> _OBJECTIVE_: Print the listing from its top line through the line containing "const yTicks = [-15, -10, -5, 0, 5, 10, 15];", nothing more, and leave out the pictures.

> _MATERIAL_:

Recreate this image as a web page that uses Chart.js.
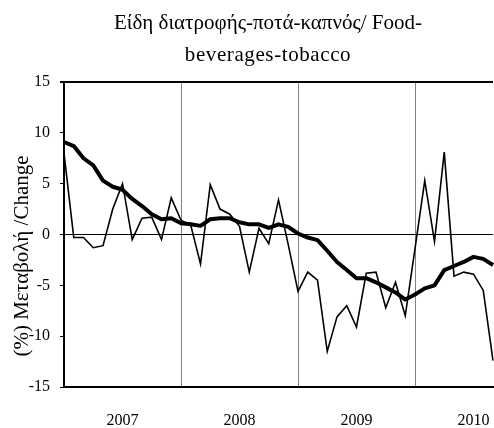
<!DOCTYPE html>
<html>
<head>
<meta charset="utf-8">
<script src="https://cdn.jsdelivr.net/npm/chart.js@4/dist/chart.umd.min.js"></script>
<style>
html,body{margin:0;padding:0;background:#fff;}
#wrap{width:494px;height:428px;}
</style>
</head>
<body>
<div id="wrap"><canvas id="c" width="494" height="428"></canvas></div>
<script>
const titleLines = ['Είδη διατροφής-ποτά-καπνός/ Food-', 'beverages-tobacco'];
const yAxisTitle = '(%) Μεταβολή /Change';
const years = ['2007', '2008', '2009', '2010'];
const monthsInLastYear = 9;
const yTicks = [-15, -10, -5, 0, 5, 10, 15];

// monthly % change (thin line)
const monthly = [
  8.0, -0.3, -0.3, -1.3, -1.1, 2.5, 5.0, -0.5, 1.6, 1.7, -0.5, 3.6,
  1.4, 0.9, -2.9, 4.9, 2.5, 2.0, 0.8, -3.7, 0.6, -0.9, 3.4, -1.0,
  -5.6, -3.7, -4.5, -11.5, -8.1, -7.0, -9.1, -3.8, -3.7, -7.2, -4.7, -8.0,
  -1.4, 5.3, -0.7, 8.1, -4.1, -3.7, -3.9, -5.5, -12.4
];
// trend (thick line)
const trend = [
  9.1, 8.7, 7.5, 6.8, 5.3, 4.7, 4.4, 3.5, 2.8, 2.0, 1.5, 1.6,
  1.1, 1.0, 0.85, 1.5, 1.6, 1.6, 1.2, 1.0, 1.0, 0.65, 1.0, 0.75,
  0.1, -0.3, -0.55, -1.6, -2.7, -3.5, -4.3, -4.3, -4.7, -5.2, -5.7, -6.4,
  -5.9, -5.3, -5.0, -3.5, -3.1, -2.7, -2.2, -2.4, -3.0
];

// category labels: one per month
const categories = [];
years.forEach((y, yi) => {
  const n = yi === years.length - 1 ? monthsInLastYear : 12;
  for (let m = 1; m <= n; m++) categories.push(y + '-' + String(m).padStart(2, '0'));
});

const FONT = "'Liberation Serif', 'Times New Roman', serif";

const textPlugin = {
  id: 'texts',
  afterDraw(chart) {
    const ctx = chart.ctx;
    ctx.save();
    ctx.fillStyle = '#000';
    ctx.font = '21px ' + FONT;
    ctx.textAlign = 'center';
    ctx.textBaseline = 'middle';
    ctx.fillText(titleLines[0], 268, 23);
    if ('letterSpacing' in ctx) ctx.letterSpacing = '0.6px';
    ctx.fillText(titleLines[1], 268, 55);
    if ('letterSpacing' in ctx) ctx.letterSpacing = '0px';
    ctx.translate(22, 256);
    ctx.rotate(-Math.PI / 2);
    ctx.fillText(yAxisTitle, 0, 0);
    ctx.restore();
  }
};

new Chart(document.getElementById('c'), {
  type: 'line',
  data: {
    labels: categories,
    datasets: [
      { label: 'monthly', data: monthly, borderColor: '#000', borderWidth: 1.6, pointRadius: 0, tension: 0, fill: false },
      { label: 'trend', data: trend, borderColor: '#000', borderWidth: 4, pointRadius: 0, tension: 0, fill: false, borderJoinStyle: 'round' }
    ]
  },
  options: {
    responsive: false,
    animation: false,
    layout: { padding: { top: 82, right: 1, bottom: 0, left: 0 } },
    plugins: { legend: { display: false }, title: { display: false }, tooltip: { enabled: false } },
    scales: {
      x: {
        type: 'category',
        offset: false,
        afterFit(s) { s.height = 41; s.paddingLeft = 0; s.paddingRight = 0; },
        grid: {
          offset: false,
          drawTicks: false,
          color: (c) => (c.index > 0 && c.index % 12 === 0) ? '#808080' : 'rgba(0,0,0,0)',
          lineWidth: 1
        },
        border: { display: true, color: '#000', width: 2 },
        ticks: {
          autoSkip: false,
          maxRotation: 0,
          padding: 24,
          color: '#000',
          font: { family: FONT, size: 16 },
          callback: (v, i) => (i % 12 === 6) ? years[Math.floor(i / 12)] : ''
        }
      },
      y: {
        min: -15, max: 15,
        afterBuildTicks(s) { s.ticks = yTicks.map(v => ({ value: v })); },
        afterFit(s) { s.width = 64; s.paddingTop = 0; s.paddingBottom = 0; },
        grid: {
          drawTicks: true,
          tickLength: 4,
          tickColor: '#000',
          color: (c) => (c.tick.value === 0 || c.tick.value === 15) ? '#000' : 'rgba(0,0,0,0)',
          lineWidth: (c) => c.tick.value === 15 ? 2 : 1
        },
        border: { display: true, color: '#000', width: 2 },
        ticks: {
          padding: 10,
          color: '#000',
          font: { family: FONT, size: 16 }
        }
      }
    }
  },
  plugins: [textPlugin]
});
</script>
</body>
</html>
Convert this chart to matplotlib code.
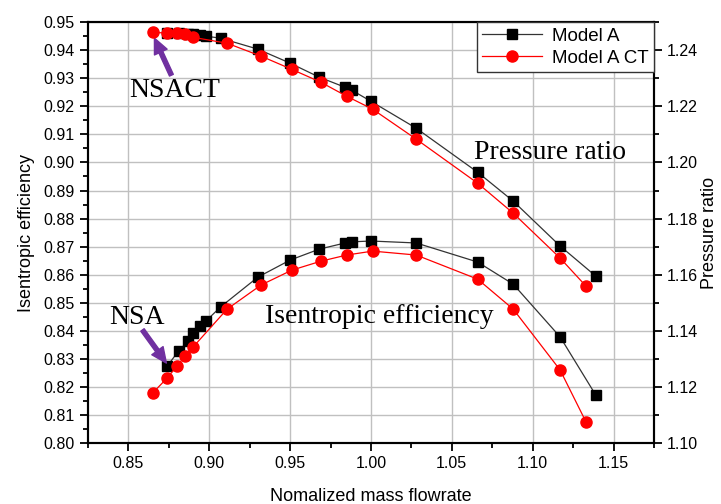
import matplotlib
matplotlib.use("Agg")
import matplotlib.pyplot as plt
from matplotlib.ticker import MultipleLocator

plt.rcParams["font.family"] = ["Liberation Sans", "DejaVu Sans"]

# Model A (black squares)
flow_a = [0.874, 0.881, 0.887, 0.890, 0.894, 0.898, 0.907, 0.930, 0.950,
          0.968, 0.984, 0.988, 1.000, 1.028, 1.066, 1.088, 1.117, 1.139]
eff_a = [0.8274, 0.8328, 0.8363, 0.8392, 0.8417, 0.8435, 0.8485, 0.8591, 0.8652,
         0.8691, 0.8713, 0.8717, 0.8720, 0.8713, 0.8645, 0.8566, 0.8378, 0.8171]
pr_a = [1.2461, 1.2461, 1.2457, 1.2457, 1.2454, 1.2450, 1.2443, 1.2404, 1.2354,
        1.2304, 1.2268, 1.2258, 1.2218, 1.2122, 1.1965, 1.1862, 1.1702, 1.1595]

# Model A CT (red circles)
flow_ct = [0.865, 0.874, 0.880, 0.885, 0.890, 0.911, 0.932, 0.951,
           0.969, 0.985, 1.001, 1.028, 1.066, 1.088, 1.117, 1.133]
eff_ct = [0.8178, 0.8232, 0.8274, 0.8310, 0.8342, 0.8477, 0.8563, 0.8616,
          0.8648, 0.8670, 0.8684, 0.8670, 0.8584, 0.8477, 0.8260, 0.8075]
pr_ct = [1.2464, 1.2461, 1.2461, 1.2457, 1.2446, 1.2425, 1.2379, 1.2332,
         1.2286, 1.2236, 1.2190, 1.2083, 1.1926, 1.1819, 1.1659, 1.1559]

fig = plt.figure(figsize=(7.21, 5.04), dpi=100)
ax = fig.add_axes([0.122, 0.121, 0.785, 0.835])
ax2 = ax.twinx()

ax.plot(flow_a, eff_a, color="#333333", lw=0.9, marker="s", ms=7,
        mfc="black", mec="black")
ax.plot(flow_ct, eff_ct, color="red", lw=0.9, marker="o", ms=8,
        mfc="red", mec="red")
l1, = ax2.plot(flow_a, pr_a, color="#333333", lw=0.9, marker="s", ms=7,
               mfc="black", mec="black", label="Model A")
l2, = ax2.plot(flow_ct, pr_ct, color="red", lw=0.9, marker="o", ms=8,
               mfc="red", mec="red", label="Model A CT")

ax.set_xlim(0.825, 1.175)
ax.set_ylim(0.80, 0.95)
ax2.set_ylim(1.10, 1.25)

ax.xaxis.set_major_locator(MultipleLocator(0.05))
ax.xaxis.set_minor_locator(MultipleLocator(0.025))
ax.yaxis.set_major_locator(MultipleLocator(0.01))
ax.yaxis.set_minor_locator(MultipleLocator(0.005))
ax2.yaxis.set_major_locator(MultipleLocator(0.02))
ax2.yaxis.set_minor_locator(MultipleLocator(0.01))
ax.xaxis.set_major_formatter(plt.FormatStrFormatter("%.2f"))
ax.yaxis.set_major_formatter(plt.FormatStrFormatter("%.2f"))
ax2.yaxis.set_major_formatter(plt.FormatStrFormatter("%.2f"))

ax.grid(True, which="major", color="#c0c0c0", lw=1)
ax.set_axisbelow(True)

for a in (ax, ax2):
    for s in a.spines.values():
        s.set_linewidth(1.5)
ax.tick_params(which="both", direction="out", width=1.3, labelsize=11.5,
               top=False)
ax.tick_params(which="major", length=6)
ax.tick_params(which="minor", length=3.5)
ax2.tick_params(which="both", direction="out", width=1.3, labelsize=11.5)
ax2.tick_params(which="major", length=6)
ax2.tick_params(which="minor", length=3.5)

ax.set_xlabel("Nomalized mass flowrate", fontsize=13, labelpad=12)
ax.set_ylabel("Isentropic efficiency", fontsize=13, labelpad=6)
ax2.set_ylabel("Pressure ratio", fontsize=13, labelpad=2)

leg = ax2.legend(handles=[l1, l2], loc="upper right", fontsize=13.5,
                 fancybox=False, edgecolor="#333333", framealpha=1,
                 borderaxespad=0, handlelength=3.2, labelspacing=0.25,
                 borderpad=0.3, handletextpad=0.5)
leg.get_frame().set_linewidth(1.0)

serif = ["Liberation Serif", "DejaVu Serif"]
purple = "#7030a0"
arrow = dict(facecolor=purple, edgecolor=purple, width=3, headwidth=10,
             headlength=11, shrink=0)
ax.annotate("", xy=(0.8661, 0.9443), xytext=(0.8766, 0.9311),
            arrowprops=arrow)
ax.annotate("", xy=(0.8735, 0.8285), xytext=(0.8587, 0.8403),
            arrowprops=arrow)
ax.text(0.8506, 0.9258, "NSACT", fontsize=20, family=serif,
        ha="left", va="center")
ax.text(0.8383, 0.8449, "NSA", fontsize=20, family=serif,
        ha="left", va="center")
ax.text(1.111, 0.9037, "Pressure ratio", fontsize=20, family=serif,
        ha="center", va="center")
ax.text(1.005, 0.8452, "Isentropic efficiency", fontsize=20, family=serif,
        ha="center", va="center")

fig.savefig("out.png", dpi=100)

> _TASK RESULT_:
Recreate this image as a web page that uses Chart.js.
<!DOCTYPE html>
<html>
<head>
<meta charset="utf-8">
<script src="https://cdn.jsdelivr.net/npm/chart.js@4/dist/chart.umd.min.js"></script>
<style>
html,body{margin:0;padding:0;background:#fff;}
#wrap{width:494px;height:428px;}
</style>
</head>
<body>
<div id="wrap"><canvas id="c" width="494" height="428"></canvas></div>
<script>
const titleLines = ['Είδη διατροφής-ποτά-καπνός/ Food-', 'beverages-tobacco'];
const yAxisTitle = '(%) Μεταβολή /Change';
const years = ['2007', '2008', '2009', '2010'];
const monthsInLastYear = 9;
const yTicks = [-15, -10, -5, 0, 5, 10, 15];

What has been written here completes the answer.